“deixem tudo como está, voltarei”

Hoje eu escrevi um bilhete: deixem tudo como está, voltarei.

E o plano era ir, sumir no mundo com a roupa do corpo.

Minha vida vai muito bem, tenho tudo que quero e o que preciso. Amo uma dúzia de pessoas que também me amam. Mas hoje o caminho era perder-se sem destino.

Deixaria a cabeça cheia, os celulares, as coisas materiais. Eu sou muito, muito mesmo, apegada e dependente dos meus bens materiais. Mas sei que posso viver sem eles e posso me desapegar quando quiser, precisava apenas praticar isso.

Deixaria a casa fechada, as chaves para alguém regar minhas roseiras, minhas orquídeas, minha flor da paz, meu pé de alecrim, minha erva doce, meu jasmim, minha palmeira e aquela flor da minha infância.

Deixaria as meninas com minha mãe porque sei que lá serão sempre bem cuidadas e amadas.

Planejei tudo nos mínimos detalhes, em poucos minutos após escrever a única linha de despedida. Ao contrário do bilhete do suicida, dali eu partiria para a vida.

Deixaria algumas contas para pagarem, uma louça suja, um filme 35mm para um amigo, uns livros lidos em partes, as roupas sujas no cesto.

Não diria qual o destino, não daria nem pistas, pois desse nem eu sabia.

Não levaria esmaltes, lixas, cremes, sabonetes, pilhas, câmeras nem malas. Quando escrevi a linha de despedida me bastava a roupa do corpo para não ser presa ao sair pelada. Fazia calor, não fosse a lei iria sem nada.

Pois então que bastasse a todos o “voltarei”, a mim bastava.

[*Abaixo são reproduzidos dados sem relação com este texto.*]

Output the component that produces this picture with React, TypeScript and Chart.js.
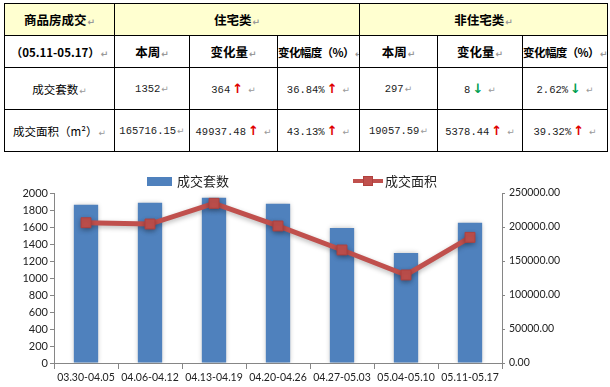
import React, { useEffect, useRef } from "react";
import { Chart, registerables } from "chart.js";

Chart.register(...registerables);

// ---------- data ----------
const categories = [
  "03.30-04.05",
  "04.06-04.12",
  "04.13-04.19",
  "04.20-04.26",
  "04.27-05.03",
  "05.04-05.10",
  "05.11-05.17",
];
const unitsSold = [1862, 1886, 1945, 1874, 1588, 1293, 1649];
const areaSold = [206300, 204400, 234800, 201500, 166200, 129458, 184774];
const seriesNames = ["成交套数", "成交面积"];

const topHeaders = ["商品房成交", "住宅类", "非住宅类"];
const subHeaders = ["（05.11-05.17）", "本周", "变化量", "变化幅度（%）", "本周", "变化量", "变化幅度（%）"];
const rowLabels = ["成交套数", "成交面积（m²）"];
const row1Values = ["1352", "364", "36.84%", "297", "8", "2.62%"];
const row1Dirs = ["", "up", "up", "", "down", "down"];
const row2Values = ["165716.15", "49937.48", "43.13%", "19057.59", "5378.44", "39.32%"];
const row2Dirs = ["", "up", "up", "", "up", "up"];

const BLUE = "#4F81BD";
const RED = "#C0504D";
const AXIS = "#868686";

const colWidths = [110, 75, 88, 82, 78, 85, 85];
const rowHeights = [32, 32, 42, 42];

const shadowPlugin = {
  id: "softShadow",
  beforeDatasetDraw(chart: any, args: any) {
    const ctx = chart.ctx;
    ctx.save();
    ctx.shadowColor = "rgba(0,0,0,0.28)";
    ctx.shadowBlur = 5;
    ctx.shadowOffsetX = 0;
    ctx.shadowOffsetY = args.index === 1 ? 2 : 0;
  },
  afterDatasetDraw(chart: any) {
    chart.ctx.restore();
  },
};

const Para = () => (
  <span style={{ color: "#999", fontSize: 9, fontFamily: "DejaVu Sans", marginLeft: 1 }}>↵</span>
);

const Arrow = ({ dir }: { dir: string }) =>
  dir ? (
    <span
      style={{
        color: dir === "up" ? "#E00000" : "#00A050",
        fontWeight: 900,
        fontSize: 13,
        fontFamily: "DejaVu Sans",
        marginLeft: 2,
        marginRight: 4,
      }}
    >
      {dir === "up" ? "↑" : "↓"}
    </span>
  ) : null;

const cellBase: React.CSSProperties = {
  border: "1px solid #000",
  textAlign: "center",
  verticalAlign: "middle",
  padding: 0,
  whiteSpace: "nowrap",
  overflow: "hidden",
};

const headFont: React.CSSProperties = {
  fontFamily: "'Noto Sans CJK SC'",
  fontWeight: 700,
  fontSize: 12.5,
  color: "#000",
};

const numFont: React.CSSProperties = {
  fontFamily: "'Liberation Mono'",
  fontSize: 10.5,
  color: "#222",
};

const labelFont: React.CSSProperties = {
  fontFamily: "'Noto Sans CJK SC'",
  fontSize: 11.5,
  color: "#000",
};

function DataTable() {
  const valueRow = (label: string, vals: string[], dirs: string[], h: number) => (
    <tr style={{ height: h }}>
      <td style={{ ...cellBase, ...labelFont }}>
        {label}
        <Para />
      </td>
      {vals.map((v, i) => (
        <td key={i} style={{ ...cellBase, ...numFont }}>
          {v}
          <Arrow dir={dirs[i]} />
          <Para />
        </td>
      ))}
    </tr>
  );
  return (
    <table
      style={{
        position: "absolute",
        left: 4,
        top: 3,
        width: 604,
        borderCollapse: "collapse",
        tableLayout: "fixed",
        background: "#fff",
      }}
    >
      <colgroup>
        {colWidths.map((w, i) => (
          <col key={i} style={{ width: w }} />
        ))}
      </colgroup>
      <tbody>
        <tr style={{ height: rowHeights[0], background: "#FFFFD0" }}>
          <td style={{ ...cellBase, ...headFont }}>
            {topHeaders[0]}
            <Para />
          </td>
          <td colSpan={3} style={{ ...cellBase, ...headFont }}>
            {topHeaders[1]}
            <Para />
          </td>
          <td colSpan={3} style={{ ...cellBase, ...headFont }}>
            {topHeaders[2]}
            <Para />
          </td>
        </tr>
        <tr style={{ height: rowHeights[1] }}>
          {subHeaders.map((s, i) => (
            <td
              key={i}
              style={{
                ...cellBase,
                ...headFont,
                fontSize: i === 0 ? 11.5 : i === 3 || i === 6 ? 11.5 : 12.5,
                letterSpacing: i === 3 || i === 6 ? -0.6 : 0,
              }}
            >
              {s}
              <Para />
            </td>
          ))}
        </tr>
        {valueRow(rowLabels[0], row1Values, row1Dirs, rowHeights[2])}
        {valueRow(rowLabels[1], row2Values, row2Dirs, rowHeights[3])}
      </tbody>
    </table>
  );
}

function ComboChart() {
  const ref = useRef<HTMLCanvasElement | null>(null);
  useEffect(() => {
    if (!ref.current) return;
    const tickFont = { family: "Lato", size: 10.5 };
    const chart = new Chart(ref.current, {
      type: "bar",
      data: {
        labels: categories,
        datasets: [
          {
            type: "bar",
            label: seriesNames[0],
            data: unitsSold,
            backgroundColor: BLUE,
            borderWidth: 0,
            yAxisID: "y",
            barPercentage: 0.38,
            categoryPercentage: 1,
            order: 2,
          } as any,
          {
            type: "line",
            label: seriesNames[1],
            data: areaSold,
            borderColor: RED,
            backgroundColor: RED,
            borderWidth: 5,
            pointStyle: "rect",
            pointRadius: 7,
            pointBorderWidth: 1,
            pointBorderColor: "#B0413E",
            pointBackgroundColor: RED,
            tension: 0,
            yAxisID: "y1",
            order: 1,
          } as any,
        ],
      },
      options: {
        animation: false,
        responsive: false,
        events: [],
        layout: { padding: { top: 33, left: 0, right: 0, bottom: 0 } },
        plugins: {
          legend: { display: false },
          tooltip: { enabled: false },
        },
        scales: {
          x: {
            offset: true,
            grid: {
              display: true,
              offset: true,
              drawOnChartArea: false,
              drawTicks: true,
              tickLength: 6,
              color: AXIS,
            },
            border: { display: true, color: AXIS },
            ticks: {
              font: tickFont,
              color: "#222",
              padding: 2,
              maxRotation: 0,
              autoSkip: false,
            },
            afterFit: (s: any) => {
              s.height = 24;
            },
          },
          y: {
            position: "left",
            min: 0,
            max: 2000,
            grid: {
              display: true,
              drawOnChartArea: false,
              drawTicks: true,
              tickLength: 4,
              color: AXIS,
            },
            border: { display: true, color: AXIS },
            ticks: {
              stepSize: 200,
              font: { family: "Lato", size: 11 },
              color: "#222",
              padding: 2,
              callback: (v: any) => String(v),
            },
            afterFit: (s: any) => {
              s.width = 54;
            },
          },
          y1: {
            position: "right",
            min: 0,
            max: 250000,
            grid: {
              display: true,
              drawOnChartArea: false,
              drawTicks: true,
              tickLength: 3,
              color: AXIS,
            },
            border: { display: true, color: AXIS },
            ticks: {
              stepSize: 50000,
              font: tickFont,
              color: "#222",
              padding: 4,
              callback: (v: any) => Number(v).toFixed(2),
            },
            afterFit: (s: any) => {
              s.width = 108;
            },
          },
        },
      } as any,
      plugins: [shadowPlugin],
    });
    return () => chart.destroy();
  }, []);
  return (
    <div style={{ position: "absolute", left: 0, top: 160, width: 610, height: 227 }}>
      <canvas ref={ref} width={610} height={227} style={{ width: 610, height: 227, display: "block" }} />
    </div>
  );
}

function Legend() {
  const txt: React.CSSProperties = {
    position: "absolute",
    top: 172,
    fontFamily: "'Noto Sans CJK SC'",
    fontSize: 13,
    lineHeight: "18px",
    color: "#222",
    whiteSpace: "nowrap",
  };
  return (
    <>
      <div style={{ position: "absolute", left: 147, top: 177, width: 25, height: 9, background: BLUE }} />
      <div style={{ ...txt, left: 177 }}>{seriesNames[0]}</div>
      <div style={{ position: "absolute", left: 353, top: 179, width: 30, height: 4, background: RED }} />
      <div
        style={{
          position: "absolute",
          left: 363,
          top: 176,
          width: 10,
          height: 10,
          background: RED,
          boxSizing: "border-box",
          border: "1px solid #B0413E",
        }}
      />
      <div style={{ ...txt, left: 385 }}>{seriesNames[1]}</div>
    </>
  );
}

export default function App() {
  return (
    <div
      style={{
        position: "absolute",
        left: 0,
        top: 0,
        width: 610,
        height: 387,
        background: "#fff",
        overflow: "hidden",
      }}
    >
      <DataTable />
      <ComboChart />
      <Legend />
    </div>
  );
}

E deixava muito de mim no “deixem tudo como está”, assim garantia que não fizessem algo que me irrita muito: mexer no que é meu. E dava um alento da certeza do retorno.

Enfim, suspirei, amassei o papel, senti pontadas de dor, um tanto zonza. O telefone tocou, peguei a bolsa e saí sem a alternativa de não ter destino.

E talvez fosse muito por mim, hoje eu só queria ficar em casa.

(Uma breve despedida temporária do blog e da vida breve, sei que não tenho obrigação em escrever, nem regularidade, mas não estranhem uma breve ausência. Ela se deve à escrita do destino.)